Alumni Lead Anti-Corruption Program in Croatia and Serbia

U.S. Ambassador to Croatia Julieta Valls Noyes (center) poses with two video contest winners during a reception to celebrate the Croatian video teams. Mario Bajkusa and Mihajlo Delic, two International Visitor Leadership Program (IVLP) alumni from Croatia and Serbia respectively, helped develop and implement the project “Integrity: It Starts with Me” which aimed to engage Croatian and Serbian youth in the battle against corruption. The project was supported by both the U.S. Embassies in Zagreb and in Belgrade, and received funding from the State Department in Washington, DC. 
 
The program kicked off in July, 2015 with a five-day workshop in Croatia for educators and students from both countries. The educators learned techniques to stimulate discussion with their students about identifying and combating corruption in daily life, while the students worked with a U.S. speaker on drafting academic honesty codes.

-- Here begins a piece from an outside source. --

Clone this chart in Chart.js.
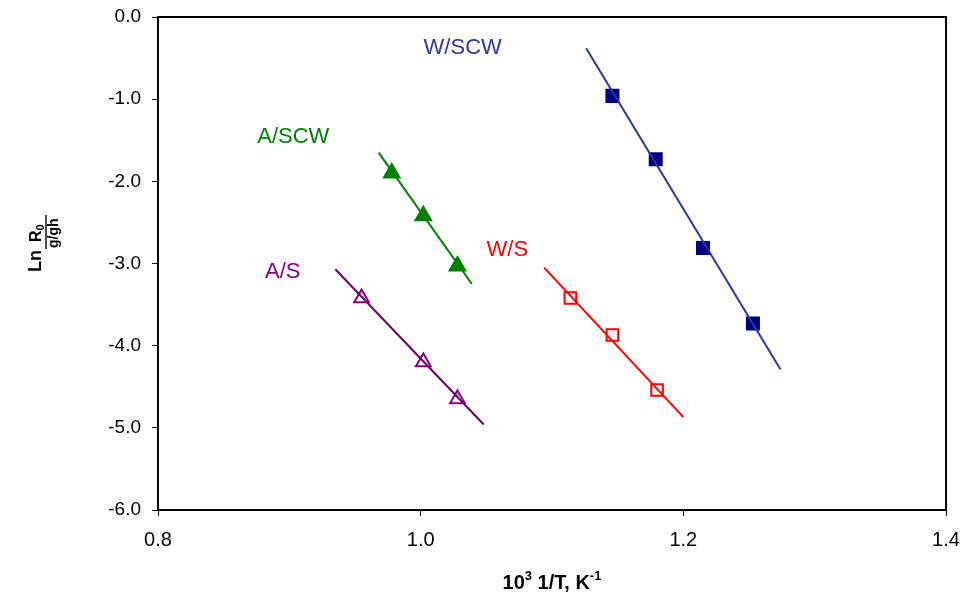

Participants met again in Belgrade in December to discuss how they had used the tools and knowledge from the July workshop in their classrooms, schools, and communities. 
 
The educators had developed projects such as using drama-based instruction techniques (role-playing, creating tableaux, etc.) as a gateway for discussion with their students; polling their students about their attitudes towards cheating and corruption; holding discussion groups and working with their students to create anti-corruption videos. The students were equally active and creative, presenting to their peers in the classroom and at youth centers, researching teachers’ and students’ attitudes towards cheating, and instituting honor codes at their own schools. Both educators and students discussed plans for future presentations, workshops, and engaging other schools in the fight against corruption. 
 
The third element of the program was an anti-corruption video contest for high school students in both countries called Zelim Drugacije (I want something different). The contest received over 50 entries from Croatian and Serbian junior high and high school students through the project’s Facebook page. The jury selected the three videos (listed below) as the winners for their creativity and positive messages. The Zelim Drugacije Facebook page has 3,700 followers, which ensured a wide audience for the videos. The U.S. Ambassador to Croatia hosted a reception on January 12, 2016 to award prizes to the two Croatian teams and to meet some of the Croatian students and teachers who participated in the July and December workshops.     
 
 
IVLP alumni Mario and Mihajlo played key roles in designing and implementing the project, helping to shape the workshops in July and December and serving as mentors throughout the program.